Tujuan dari kebijakan fiskal ini hampir mirip dengan
kebijakan moneter yaitu untuk mengatur dan mengelola jumlah uang yang beredar.
Akan tetapi pada prakteknya kebijakan fiskal lebih menekankan pada pengaturan
pendapatan dan pengeluaran (belanja) pemerintah. Pemerintah membuat kebijakan
fiskal ini bertujuan untuk mendapatkan dana-dana dan kebijaksanaan yang
ditempuh oleh pemerintah untuk membelanjakan dana tersebut dalam rangka
menjalankan pembangunan negara.
Kebijakan moneter adalah suatu kebijakan dari otoritas
moneter dalam bentuk pengendalian agregat moneter (seperti uang beredar, uang
primer, atau kredit perbankan) dan untuk mencapai perkembangan kegiatan
perekonomian yang dicita-citakan. Pengertian lain dari kebijakan moneter adalah
salah satu upaya untuk mencapai tingkat pertumbuhan ekonomi yang tinggi secara
berkelanjutan dengan tetap menjaga kestabilan harga.

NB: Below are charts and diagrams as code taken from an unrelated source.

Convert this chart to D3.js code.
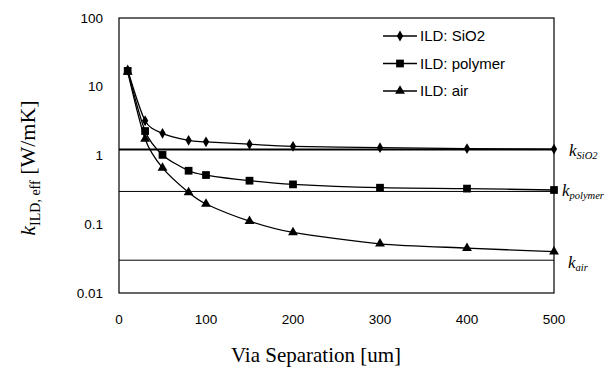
<!DOCTYPE html>
<html>
<head>
<meta charset="utf-8">
<script src="https://cdn.jsdelivr.net/npm/d3@7"></script>
<style>
  body { margin: 0; background: #fff; }
  svg { display: block; }
  .tick-label { font-family: "Liberation Sans", Arial, sans-serif; font-size: 13.5px; fill: #000; }
  .serif { font-family: "Liberation Serif", "Times New Roman", serif; fill: #000; }
</style>
</head>
<body>
<div id="chart"></div>
<script>
// via separation [um]
const separations = [10, 30, 50, 80, 100, 150, 200, 300, 400, 500];
const sio2Values = [17.5, 3.2, 2.1, 1.66, 1.58, 1.46, 1.36, 1.30, 1.26, 1.24];
const polymerValues = [17, 2.27, 1.02, 0.60, 0.52, 0.43, 0.38, 0.34, 0.33, 0.315];
const airValues = [16.5, 1.74, 0.66, 0.29, 0.197, 0.111, 0.076, 0.052, 0.045, 0.040];
// bulk conductivities drawn as horizontal reference lines
const bulkNames = ["SiO2", "polymer", "air"];
const bulkValues = [1.22, 0.3, 0.03];
const xTicks = [0, 100, 200, 300, 400, 500];
const yTicks = [0.01, 0.1, 1, 10, 100];
const yTickLabels = ["0.01", "0.1", "1", "10", "100"];
const seriesNames = ["ILD: SiO2", "ILD: polymer", "ILD: air"];

const width = 610, height = 376;
const margin = {top: 18, right: 56, bottom: 83, left: 119};

const svg = d3.select("#chart").append("svg")
  .attr("width", width)
  .attr("height", height);

const x = d3.scaleLinear().domain([0, 500]).range([margin.left, width - margin.right]);
const y = d3.scaleLog().domain([0.01, 100]).range([height - margin.bottom, margin.top]);

// reference lines for bulk k
svg.selectAll(".bulk")
  .data(bulkValues)
  .enter().append("line")
  .attr("x1", x(0)).attr("x2", x(500))
  .attr("y1", d => y(d)).attr("y2", d => y(d))
  .attr("stroke", "#000")
  .attr("stroke-width", (d, i) => i === 0 ? 2 : 1);

// plot frame
svg.append("rect")
  .attr("x", x(0)).attr("y", y(100))
  .attr("width", x(500) - x(0)).attr("height", y(0.01) - y(100))
  .attr("fill", "none").attr("stroke", "#000").attr("stroke-width", 1.2);

// y tick labels
svg.selectAll(".ylab")
  .data(yTicks)
  .enter().append("text")
  .attr("class", "tick-label")
  .attr("x", margin.left - 16)
  .attr("y", d => y(d))
  .attr("dy", "0.35em")
  .attr("text-anchor", "end")
  .text((d, i) => yTickLabels[i]);

// x tick labels
svg.selectAll(".xlab")
  .data(xTicks)
  .enter().append("text")
  .attr("class", "tick-label")
  .attr("x", d => x(d))
  .attr("y", y(0.01) + 31)
  .attr("text-anchor", "middle")
  .text(d => d);

// series
const series = [sio2Values, polymerValues, airValues].map((vals, i) => ({
  name: seriesNames[i],
  shape: [d3.symbolDiamond, d3.symbolSquare, d3.symbolTriangle][i],
  size: [34, 60, 42][i],
  points: separations.map((s, j) => ({x: s, y: vals[j]}))
}));

const line = d3.line()
  .x(d => x(d.x))
  .y(d => y(d.y))
  .curve(d3.curveCardinal.tension(0.2));

series.forEach(s => {
  svg.append("path")
    .attr("d", line(s.points))
    .attr("fill", "none")
    .attr("stroke", "#000")
    .attr("stroke-width", 1.3);

  svg.selectAll(null)
    .data(s.points)
    .enter().append("path")
    .attr("transform", d => `translate(${x(d.x)},${y(d.y)})`)
    .attr("d", d3.symbol().type(s.shape).size(s.size))
    .attr("fill", "#000");
});

// legend
const legend = svg.append("g").attr("transform", "translate(383,36)");
series.forEach((s, i) => {
  const g = legend.append("g").attr("transform", `translate(0,${i * 27.5})`);
  g.append("line").attr("x1", 0).attr("x2", 34).attr("stroke", "#000").attr("stroke-width", 1.3);
  g.append("path").attr("transform", "translate(17,0)")
    .attr("d", d3.symbol().type(s.shape).size(s.size)).attr("fill", "#000");
  g.append("text")
    .attr("class", "tick-label")
    .attr("x", 37).attr("dy", "0.36em")
    .style("font-size", "15px")
    .text(s.name);
});

// labels for bulk lines on the right
const bulkLabelY = [156, 196, 268];
bulkNames.forEach((n, i) => {
  const t = svg.append("text").attr("class", "serif")
    .attr("x", [569, 562, 568][i]).attr("y", bulkLabelY[i])
    .style("font-style", "italic").style("font-size", "17px");
  t.append("tspan").text("k");
  t.append("tspan").attr("dy", 3).style("font-size", "10.5px").text(n);
});

// axis titles
svg.append("text").attr("class", "serif")
  .attr("x", 316).attr("y", 362)
  .attr("text-anchor", "middle")
  .style("font-size", "21px")
  .text("Via Separation [um]");

const yt = svg.append("text").attr("class", "serif")
  .attr("transform", "translate(35,168) rotate(-90)")
  .attr("text-anchor", "middle")
  .style("font-size", "22px");
yt.append("tspan").style("font-style", "italic").text("k");
yt.append("tspan").attr("dy", 5).style("font-size", "14px").text("ILD, eff");
yt.append("tspan").attr("dy", -5).text(" [W/mK]");
</script>
</body>
</html>
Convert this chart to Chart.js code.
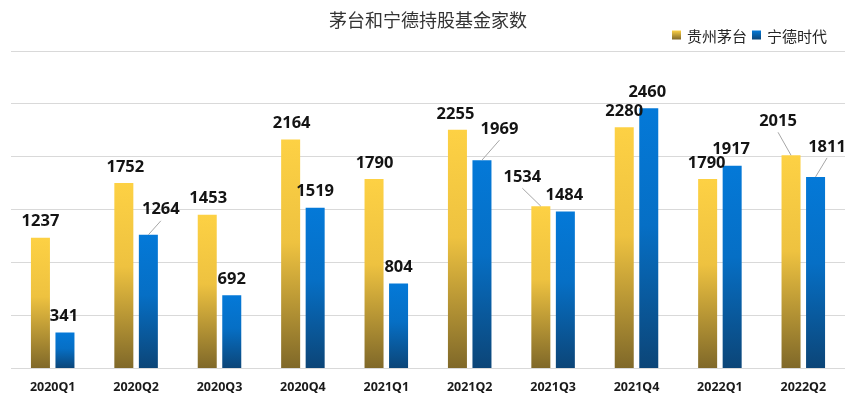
<!DOCTYPE html>
<html>
<head>
<meta charset="utf-8">
<script src="https://cdn.jsdelivr.net/npm/chart.js@4"></script>
<style>
  html, body { margin: 0; padding: 0; background: #fff; }
  #wrap { width: 860px; height: 404px; }
</style>
</head>
<body>
<div id="wrap"><canvas id="my-chart" width="860" height="404"></canvas></div>
<script>

// data
let quarters = ['2020Q1', '2020Q2', '2020Q3', '2020Q4', '2021Q1', '2021Q2', '2021Q3', '2021Q4', '2022Q1', '2022Q2'];
let moutaiFunds = [1237, 1752, 1453, 2164, 1790, 2255, 1534, 2280, 1790, 2015];
let catlFunds = [341, 1264, 692, 1519, 804, 1969, 1484, 2460, 1917, 1811];
let seriesNames = ['贵州茅台', '宁德时代'];
let chartTitle = '茅台和宁德持股基金家数';

// gradient stops per series (top -> bottom of a bar)
let barColors = [
    ['#FDD144', '#EEC240', '#7F6829'],
    ['#0479D8', '#066FC5', '#0C4577']
];

// label offsets from bar top (dx, dy); lead = draw a leader line
let labelOffsets = [
    [[0, -17], [1.5, -17], [1, -17], [1, -17], [0.5, -17], [-2, -17], [-18.5, -30, 'lead'], [0, -17], [-1, -17], [-13, -35, 'lead']],
    [[-1, -17], [12.5, -26, 'lead'], [0, -17], [0, -17], [0, -17], [17.5, -32, 'lead'], [-1, -17], [-1.5, -17], [-1, -17], [11.5, -31, 'lead']]
];

function barGradient(index) {
    return function (context) {
        let chart = context.chart;
        let colors = barColors[index];
        if (context.type !== 'data' || !chart.chartArea || !chart.scales.y) {
            return colors[0];
        }
        let yScale = chart.scales.y;
        let top = yScale.getPixelForValue(context.parsed.y);
        let base = yScale.getPixelForValue(0);
        if (!isFinite(top) || base - top < 1) {
            return colors[0];
        }
        let g = chart.ctx.createLinearGradient(0, top, 0, base);
        g.addColorStop(0, colors[0]);
        g.addColorStop(0.45, colors[1]);
        g.addColorStop(1, colors[2]);
        return g;
    };
}

// value labels above bars, some with leader lines
let valueLabels = {
    id: 'valueLabels',
    afterDatasetsDraw(chart) {
        let ctx = chart.ctx;
        ctx.save();
        ctx.font = 'bold 16.5px "Noto Sans", "DejaVu Sans", sans-serif';
        ctx.textAlign = 'center';
        ctx.textBaseline = 'middle';
        chart.data.datasets.forEach(function (ds, d) {
            let meta = chart.getDatasetMeta(d);
            meta.data.forEach(function (bar, i) {
                let off = labelOffsets[d][i];
                let lx = bar.x + off[0];
                let ly = bar.y + off[1];
                if (off[2] === 'lead') {
                    ctx.strokeStyle = '#a6a6a6';
                    ctx.lineWidth = 1;
                    ctx.beginPath();
                    ctx.moveTo(bar.x, bar.y);
                    ctx.lineTo(lx, ly + 12);
                    ctx.stroke();
                }
                ctx.fillStyle = '#141414';
                ctx.fillText(ds.data[i], lx, ly + 1);
            });
        });
        ctx.restore();
    }
};

// legend at top right
let topLegend = {
    id: 'topLegend',
    afterDraw(chart) {
        let ctx = chart.ctx;
        ctx.save();
        ctx.font = '15px "Noto Sans CJK SC", sans-serif';
        ctx.textBaseline = 'middle';
        let cy = 35;
        let box = 9;
        let x = 672;
        seriesNames.forEach(function (name, d) {
            let colors = barColors[d];
            let g = ctx.createLinearGradient(0, cy - box / 2, 0, cy + box / 2);
            g.addColorStop(0, colors[0]);
            g.addColorStop(1, colors[2]);
            ctx.fillStyle = g;
            ctx.fillRect(x, cy - box / 2, box, box);
            x += box + 6;
            ctx.fillStyle = '#262626';
            ctx.fillText(name, x, cy + 1);
            x += ctx.measureText(name).width + 5;
        });
        ctx.restore();
    }
};

let chartEl = document.getElementById('my-chart');

let fundChart = new Chart(chartEl.getContext('2d'), {
    type: 'bar',
    data: {
        labels: quarters,
        datasets: [{
            label: seriesNames[0],
            data: moutaiFunds,
            backgroundColor: barGradient(0)
        }, {
            label: seriesNames[1],
            data: catlFunds,
            backgroundColor: barGradient(1)
        }]
    },
    options: {
        responsive: false,
        animation: false,
        devicePixelRatio: 1,
        categoryPercentage: 0.588,
        barPercentage: 0.775,
        layout: {
            padding: { left: 11, right: 15, top: 0, bottom: -1.6 }
        },
        plugins: {
            legend: { display: false },
            tooltip: { enabled: false },
            title: {
                display: true,
                text: chartTitle,
                color: '#333333',
                font: { family: '"Noto Sans CJK SC", sans-serif', size: 18, weight: 'normal', lineHeight: 1.2 },
                padding: { top: 9, bottom: 20.4 }
            }
        },
        scales: {
            x: {
                grid: { display: false, drawTicks: false },
                border: { display: false },
                ticks: {
                    color: '#1a1a1a',
                    padding: 11,
                    maxRotation: 0,
                    font: { family: '"Noto Sans", sans-serif', size: 12.5, weight: 'bold' }
                }
            },
            y: {
                min: 0,
                max: 3000,
                grid: { color: '#d9d9d9', lineWidth: 1, drawTicks: false },
                border: { display: false },
                ticks: { display: false, stepSize: 500 }
            }
        }
    },
    plugins: [valueLabels, topLegend]
});

</script>
</body>
</html>
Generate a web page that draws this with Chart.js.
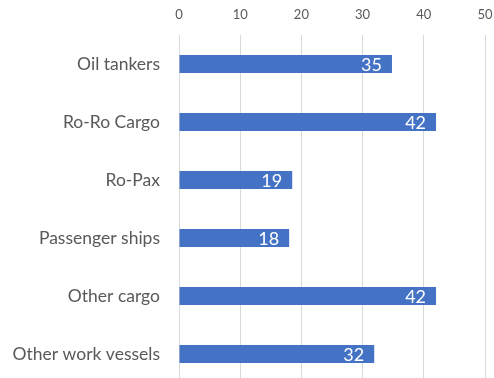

Dan pada prakteknya, kebijakan moneter akan mengatur
persediaan uang yang dimiliki suatu negara untuk mencapai tujuan tertentu
seperti menahan laju inflasi, dan juga mendorong usaha pembangunan nasional.
Tujuan dari kebijakan moneter sendiri pada dasarnya untuk
mencapai keseimbangan internal (pertumbuhan ekonomi yang tinggi, stabilitas harga,
pemerataan pembangunan).
B. Rumusan Masalah
1.
Apa pengertian
kebijakan moneter di lingkungan yang kaya data?
2. Apa tujuan dibuatnya
ekonomi moneter maju dan ekonomi pasar di negara berkembang?
3. Apa hubungan
teoritis antara pasar keuangan dan pertumbuhan?
4. Bagaimana hubungan
antara uang, harga, dan keuangan di ekonomi moneter baru?
C. Tujuan Penelitian
1. Agar dapat memahami
tentang kebijakan moneter di lingkungan yang kaya data.
2. Agar lebih mengerti
tujuan dibuatnya ekonomi moneter maju dan ekonomi moneter pasar di negara
berkembang.
3. Untuk lebih
mengetahui hubungan teoritis antara pasar keuangan dan pertumbuhan.
4. Mengerti hubungan
antara uang, harga, dan keuangan di ekonomi moneter baru.
BAB II
PEMBAHASAN
A. Kebijakan Moneter Di
Lingkungan Yang Kaya Data
Kebijakan moneter adalah kebijakan yang
diambil oleh bank sentral atau Bank Indonesia dengan tujuan memelihara dan
mencapai stabilitas nilai mata uang yang dapat dilakukan antara lain dengan
pengendalian jumlah uang yang beredar di masyarakat dan penetapan suku bunga.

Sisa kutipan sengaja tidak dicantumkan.